Ila McAfee was one of the most prolific painters of the Taos art colony of the mid-twentieth century, a Colorado ranching-country artist whose lifelong subject was the horse, and whose long career took her from Western landscape and Native American scenes to murals for federal post offices and over a thousand easel paintings produced across more than seven decades.
Ila Mae McAfee (1897–1995) was an American painter and muralist, born in the small ranching community of Sargents in southwestern Colorado, near Gunnison, and raised among the horses that would become the central subject of her work. Her formal art training began in Los Angeles at the West Lake School of Art and the Haz Art School (1917–1918), continued at Western State College in Colorado, where she earned a BA in 1919, and led her to Chicago, where she worked as a student and assistant to the muralist James E. McBurney through 1924 and was influenced by the sculptor Lorado Taft. She continued her studies at the National Academy of Design in New York in 1925 and at the Art Students League in 1926.
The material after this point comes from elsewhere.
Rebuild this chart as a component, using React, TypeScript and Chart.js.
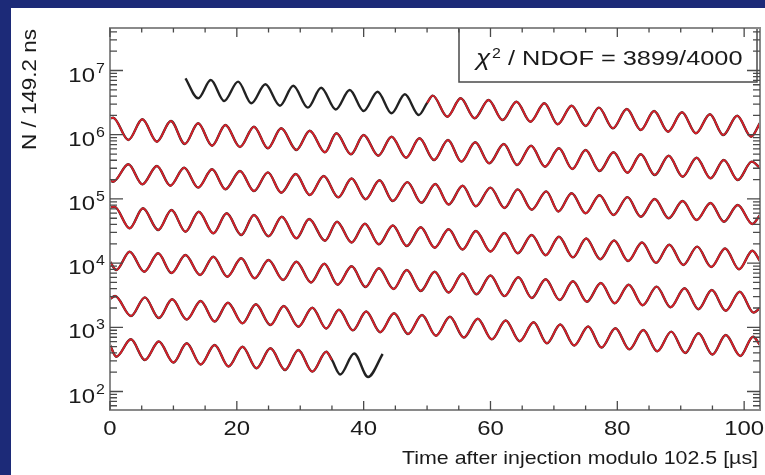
import React, { useEffect, useRef } from 'react';
import { Chart, registerables } from 'chart.js';

Chart.register(...registerables);

// ---- axis ranges / ticks ----
const X_MIN = 0;
const X_MAX = 102.5;
const LOG_Y_MIN = 1.712; // log10 of N at bottom of the frame
const LOG_Y_MAX = 7.662; // log10 of N at top of the frame
const X_TICK_LABELS = [0, 20, 40, 60, 80, 100];
const X_MINOR_STEP = 5;
const Y_LABEL_EXPONENTS = [2, 3, 4, 5, 6, 7];

const X_TITLE = 'Time after injection modulo 102.5 [\u00b5s]';
const Y_TITLE = 'N / 149.2 ns';
const FIT_TEXT = '/ NDOF = 3899/4000';

// ---- data: time (µs, modulo 102.5) and log10(N) at extremes of the wiggle, one row per 102.5 µs ----
const ROW1_T = [11.9, 13.9, 15.9, 18.0, 20.2, 22.3, 24.5, 26.8, 28.9, 31.2, 33.3, 35.6, 37.8, 40.0, 42.2, 44.4, 46.5, 48.7, 50.0, 50.9, 53.2, 55.3, 57.5, 59.7, 61.9, 64.1, 66.3, 68.5, 70.6, 72.8, 75.0, 77.1, 79.3, 81.5, 83.7, 85.8, 88.0, 90.2, 92.4, 94.6, 96.7, 98.9, 101.1, 102.5];
const ROW1_LOGN = [6.878, 6.567, 6.852, 6.525, 6.826, 6.489, 6.785, 6.452, 6.763, 6.421, 6.732, 6.393, 6.696, 6.369, 6.670, 6.333, 6.629, 6.307, 6.494, 6.608, 6.280, 6.567, 6.256, 6.541, 6.229, 6.514, 6.202, 6.489, 6.162, 6.452, 6.136, 6.421, 6.100, 6.400, 6.073, 6.369, 6.047, 6.349, 6.022, 6.318, 5.995, 6.296, 5.969, 6.182];

const ROW2_T = [0, 0.5, 2.9, 5.1, 7.4, 9.6, 11.8, 13.9, 16.1, 18.2, 20.5, 22.7, 24.9, 27.0, 29.4, 31.5, 33.9, 35.7, 38.0, 40.0, 42.3, 44.4, 46.7, 48.8, 51.1, 53.3, 55.4, 57.6, 59.8, 62.1, 64.2, 66.4, 68.6, 70.8, 72.9, 75.0, 77.2, 79.4, 81.6, 83.7, 85.9, 88.1, 90.3, 92.5, 94.7, 96.8, 99.0, 101.2, 102.5];
const ROW2_LOGN = [6.252, 6.265, 5.918, 6.240, 5.891, 6.213, 5.855, 6.178, 5.829, 6.151, 5.808, 6.125, 5.788, 6.100, 5.762, 6.062, 5.726, 6.022, 5.695, 5.995, 5.673, 5.969, 5.642, 5.944, 5.606, 5.918, 5.580, 5.882, 5.555, 5.855, 5.528, 5.829, 5.502, 5.788, 5.466, 5.762, 5.435, 5.726, 5.408, 5.695, 5.372, 5.673, 5.346, 5.642, 5.321, 5.606, 5.294, 5.580, 5.481];

const ROW3_T = [0, 0.5, 2.9, 5.1, 7.4, 9.5, 11.7, 13.9, 16.1, 18.2, 20.5, 22.7, 24.9, 27.0, 29.3, 31.5, 33.7, 36.0, 38.1, 40.3, 42.5, 44.6, 46.9, 49.1, 51.3, 53.4, 55.6, 57.7, 60.0, 62.2, 64.3, 66.5, 68.8, 70.7, 72.8, 75.0, 77.2, 79.4, 81.6, 83.7, 85.9, 88.1, 90.3, 92.5, 94.7, 96.8, 99.0, 101.3, 102.5];
const ROW3_LOGN = [5.287, 5.268, 5.539, 5.227, 5.512, 5.206, 5.486, 5.175, 5.461, 5.150, 5.435, 5.123, 5.414, 5.097, 5.388, 5.061, 5.357, 5.025, 5.318, 4.995, 5.290, 4.967, 5.262, 4.941, 5.232, 4.913, 5.204, 4.886, 5.176, 4.858, 5.148, 4.832, 5.118, 4.804, 5.089, 4.776, 5.058, 4.749, 5.028, 4.723, 4.999, 4.698, 4.967, 4.671, 4.936, 4.645, 4.905, 4.609, 4.749];

const ROW4_T = [0, 0.7, 3.1, 5.2, 7.6, 9.7, 11.9, 14.0, 16.3, 18.4, 20.7, 22.7, 25.0, 27.1, 29.4, 31.4, 33.9, 35.8, 38.1, 40.2, 42.4, 44.6, 46.8, 49.0, 51.2, 53.4, 55.6, 57.7, 60.0, 62.2, 64.3, 66.5, 68.7, 70.8, 73.0, 75.1, 77.3, 79.5, 81.7, 83.9, 86.1, 88.2, 90.4, 92.6, 94.8, 97.0, 99.2, 101.3, 102.5];
const ROW4_LOGN = [4.866, 4.879, 4.542, 4.854, 4.516, 4.827, 4.489, 4.801, 4.464, 4.776, 4.438, 4.749, 4.418, 4.723, 4.386, 4.687, 4.349, 4.645, 4.321, 4.614, 4.293, 4.586, 4.266, 4.558, 4.240, 4.527, 4.212, 4.500, 4.181, 4.469, 4.153, 4.438, 4.123, 4.411, 4.090, 4.383, 4.061, 4.352, 4.033, 4.321, 4.003, 4.287, 3.971, 4.256, 3.939, 4.228, 3.904, 4.193, 4.033];

const ROW5_T = [0, 1.0, 3.1, 5.4, 7.6, 9.7, 11.9, 14.2, 16.3, 18.5, 20.7, 22.8, 25.0, 27.3, 29.4, 31.7, 33.8, 35.9, 38.1, 40.3, 42.4, 44.7, 46.8, 49.0, 51.2, 53.4, 55.6, 57.8, 60.0, 62.2, 64.4, 66.5, 68.7, 70.9, 73.0, 75.2, 77.4, 79.6, 81.8, 84.0, 86.2, 88.4, 90.6, 92.8, 94.9, 97.1, 99.3, 101.5, 102.5];
const ROW5_LOGN = [4.022, 3.893, 4.178, 3.866, 4.153, 3.846, 4.126, 3.815, 4.100, 3.788, 4.075, 3.763, 4.048, 3.737, 4.022, 3.698, 3.991, 3.664, 3.950, 3.628, 3.921, 3.597, 3.893, 3.566, 3.865, 3.542, 3.837, 3.514, 3.807, 3.485, 3.779, 3.457, 3.749, 3.425, 3.717, 3.399, 3.690, 3.374, 3.662, 3.344, 3.634, 3.312, 3.608, 3.282, 3.581, 3.257, 3.555, 3.228, 3.301];

const ROW6_T = [0, 0.8, 3.3, 5.5, 7.7, 9.8, 12.1, 14.3, 16.5, 18.6, 20.9, 23.0, 25.3, 27.4, 29.7, 31.9, 34.1, 36.1, 38.3, 40.4, 42.6, 44.8, 47.0, 49.2, 51.4, 53.6, 55.8, 58.0, 60.2, 62.4, 64.6, 66.8, 68.9, 71.0, 73.2, 75.4, 77.5, 79.7, 81.9, 84.1, 86.3, 88.5, 90.7, 92.8, 95.0, 97.1, 99.4, 101.4, 102.5];
const ROW6_LOGN = [3.441, 3.488, 3.176, 3.467, 3.145, 3.436, 3.120, 3.410, 3.090, 3.383, 3.062, 3.358, 3.036, 3.332, 3.009, 3.305, 2.981, 3.274, 2.953, 3.246, 2.924, 3.218, 2.896, 3.192, 2.868, 3.164, 2.841, 3.134, 2.813, 3.106, 2.784, 3.078, 2.751, 3.044, 2.717, 3.013, 2.685, 2.985, 2.657, 2.958, 2.626, 2.932, 2.600, 2.907, 2.576, 2.880, 2.553, 2.854, 2.724];

const ROW7_T = [0, 1.0, 3.3, 5.5, 7.7, 10.0, 12.1, 14.3, 16.5, 18.7, 20.9, 23.1, 25.3, 27.6, 29.7, 31.9, 34.1, 35.0, 36.3, 38.5, 40.7, 43.0];
const ROW7_LOGN = [2.724, 2.542, 2.813, 2.491, 2.779, 2.452, 2.751, 2.421, 2.724, 2.390, 2.698, 2.362, 2.673, 2.335, 2.647, 2.309, 2.620, 2.491, 2.265, 2.592, 2.226, 2.584];

// fit range (red curve) in the first and last rows
const FIT_START_ROW1 = 50.0;
const FIT_END_ROW7 = 35.0;

const ROWS = [
  { t: ROW1_T, logN: ROW1_LOGN, fitFrom: FIT_START_ROW1, fitTo: X_MAX },
  { t: ROW2_T, logN: ROW2_LOGN, fitFrom: X_MIN, fitTo: X_MAX },
  { t: ROW3_T, logN: ROW3_LOGN, fitFrom: X_MIN, fitTo: X_MAX },
  { t: ROW4_T, logN: ROW4_LOGN, fitFrom: X_MIN, fitTo: X_MAX },
  { t: ROW5_T, logN: ROW5_LOGN, fitFrom: X_MIN, fitTo: X_MAX },
  { t: ROW6_T, logN: ROW6_LOGN, fitFrom: X_MIN, fitTo: X_MAX },
  { t: ROW7_T, logN: ROW7_LOGN, fitFrom: X_MIN, fitTo: FIT_END_ROW7 },
];

const FONT = '"Liberation Sans", Arial, Helvetica, sans-serif';
const SX = 1.14;

function text(ctx: CanvasRenderingContext2D, s: string, x: number, y: number, size: number, align: CanvasTextAlign, sx: number) {
  ctx.save();
  ctx.font = `${size}px ${FONT}`;
  ctx.translate(x, y);
  ctx.scale(sx, 1);
  ctx.textAlign = align;
  ctx.textBaseline = 'alphabetic';
  ctx.fillStyle = '#1a1a1a';
  ctx.fillText(s, 0, 0);
  ctx.restore();
}

function fitScale(ctx: CanvasRenderingContext2D, s: string, size: number, width: number) {
  ctx.save();
  ctx.font = `${size}px ${FONT}`;
  const w = ctx.measureText(s).width;
  ctx.restore();
  return width / w;
}

const decor = {
  id: 'decor',
  beforeDraw(chart: any) {
    const { ctx, width, height } = chart;
    ctx.save();
    ctx.fillStyle = '#1c2a78';
    ctx.fillRect(0, 0, width, height);
    ctx.fillStyle = '#ffffff';
    ctx.fillRect(11, 8, width - 11, height - 8);
    ctx.restore();
  },
  afterDatasetsDraw(chart: any) {
    const { ctx, chartArea } = chart;
    const xs = chart.scales.x;
    const ys = chart.scales.y;
    const { left, right, top, bottom } = chartArea;

    // fit box
    ctx.save();
    ctx.fillStyle = '#ffffff';
    ctx.fillRect(459, top, 298, 54);
    ctx.strokeStyle = '#4a4a4a';
    ctx.lineWidth = 1.5;
    ctx.strokeRect(459, top, 298, 54);
    ctx.restore();

    // frame
    ctx.save();
    ctx.strokeStyle = '#8a8a8a';
    ctx.lineWidth = 2;
    ctx.strokeRect(left, top, right - left, bottom - top);
    ctx.restore();

    // ticks
    ctx.save();
    ctx.strokeStyle = '#4a4a4a';
    ctx.lineWidth = 1.3;
    ctx.beginPath();
    for (let v = X_MIN; v <= X_MAX; v += X_MINOR_STEP) {
      const px = xs.getPixelForValue(v);
      const len = v % 20 === 0 ? 9 : 4.5;
      ctx.moveTo(px, bottom);
      ctx.lineTo(px, bottom - len);
      ctx.moveTo(px, top);
      ctx.lineTo(px, top + len);
    }
    for (let n = Math.floor(LOG_Y_MIN); n <= Math.ceil(LOG_Y_MAX); n++) {
      for (let m = 1; m <= 9; m++) {
        const lv = n + Math.log10(m);
        if (lv < LOG_Y_MIN || lv > LOG_Y_MAX) continue;
        const py = ys.getPixelForValue(m * Math.pow(10, n));
        const len = m === 1 ? 13 : 7;
        ctx.moveTo(left, py);
        ctx.lineTo(left + len, py);
        ctx.moveTo(right, py);
        ctx.lineTo(right - len, py);
      }
    }
    ctx.stroke();
    ctx.restore();

    // x tick labels
    X_TICK_LABELS.forEach((v) => {
      text(ctx, String(v), xs.getPixelForValue(v), 435, 21, 'center', SX);
    });
    // y tick labels 10^n
    Y_LABEL_EXPONENTS.forEach((n) => {
      const py = ys.getPixelForValue(Math.pow(10, n));
      text(ctx, '10', 95, py + 11, 21, 'right', SX);
      text(ctx, String(n), 96, py + 2, 14, 'left', SX);
    });

    // axis titles
    const sxX = fitScale(ctx, X_TITLE, 19, 356);
    text(ctx, X_TITLE, 758, 463.5, 19, 'right', sxX);

    ctx.save();
    ctx.translate(36, 29);
    ctx.rotate(-Math.PI / 2);
    const sxY = fitScale(ctx, Y_TITLE, 20, 121);
    text(ctx, Y_TITLE, 0, 0, 20, 'right', sxY);
    ctx.restore();

    // fit box text
    ctx.save();
    ctx.font = `italic 23px ${FONT}`;
    ctx.fillStyle = '#1a1a1a';
    ctx.textBaseline = 'alphabetic';
    ctx.translate(476, 65);
    ctx.scale(SX, 1);
    ctx.fillText('\u03c7', 0, 0);
    ctx.restore();
    text(ctx, '2', 492, 58, 14, 'left', SX);
    const sxF = fitScale(ctx, FIT_TEXT, 21, 234.5);
    text(ctx, FIT_TEXT, 508, 65, 21, 'left', sxF);
  },
};

export default function App() {
  const ref = useRef<HTMLCanvasElement | null>(null);

  useEffect(() => {
    if (!ref.current) return;
    const datasets: any[] = [];
    ROWS.forEach((row, r) => {
      const pts = row.t.map((t, i) => ({ x: t, y: Math.pow(10, row.logN[i]) }));
      const fitPts = pts.filter((p) => p.x >= row.fitFrom && p.x <= row.fitTo);
      datasets.push({
        label: `data ${r + 1}`,
        data: pts,
        borderColor: '#222222',
        borderWidth: 2.4,
        pointRadius: 0,
        fill: false,
        cubicInterpolationMode: 'monotone',
        order: 2,
      });
      datasets.push({
        label: `fit ${r + 1}`,
        data: fitPts,
        borderColor: '#d42029',
        borderWidth: 1.9,
        pointRadius: 0,
        fill: false,
        cubicInterpolationMode: 'monotone',
        order: 1,
      });
    });

    const chart = new Chart(ref.current, {
      type: 'line',
      data: { datasets },
      options: {
        animation: false,
        responsive: false,
        events: [],
        layout: { padding: { left: 110, right: 5, top: 28, bottom: 65 } },
        plugins: { legend: { display: false }, tooltip: { enabled: false } },
        scales: {
          x: { type: 'linear', min: X_MIN, max: X_MAX, display: false },
          y: {
            type: 'logarithmic',
            min: Math.pow(10, LOG_Y_MIN),
            max: Math.pow(10, LOG_Y_MAX),
            display: false,
          },
        },
      },
      plugins: [decor],
    });
    return () => chart.destroy();
  }, []);

  return (
    <div style={{ position: 'fixed', left: 0, top: 0, width: 765, height: 475 }}>
      <canvas ref={ref} width={765} height={475} style={{ display: 'block', width: 765, height: 475 }} />
    </div>
  );
}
In 1926 she married the landscape painter Elmer Page Turner, and the couple visited Taos that year and settled there in 1928, building their White Horse Studio in 1929. Across the next six decades she produced more than a thousand easel paintings of horses, Pueblo and Native American subjects, ranch scenes, and Western landscapes, and during the 1930s and early 1940s painted four federal post-office murals through the Treasury Department's Section of Painting and Sculpture, The Wealth of the West (1940) in Gunnison, Colorado, The Scene Changes in Edmond, Oklahoma, and others in Clifton, Texas, and Cordell, Oklahoma. In 1981 she was named Taos Artist of the Year. Her work is held in the collections of the Smithsonian American Art Museum and the Harwood Museum of Art in Taos, among others.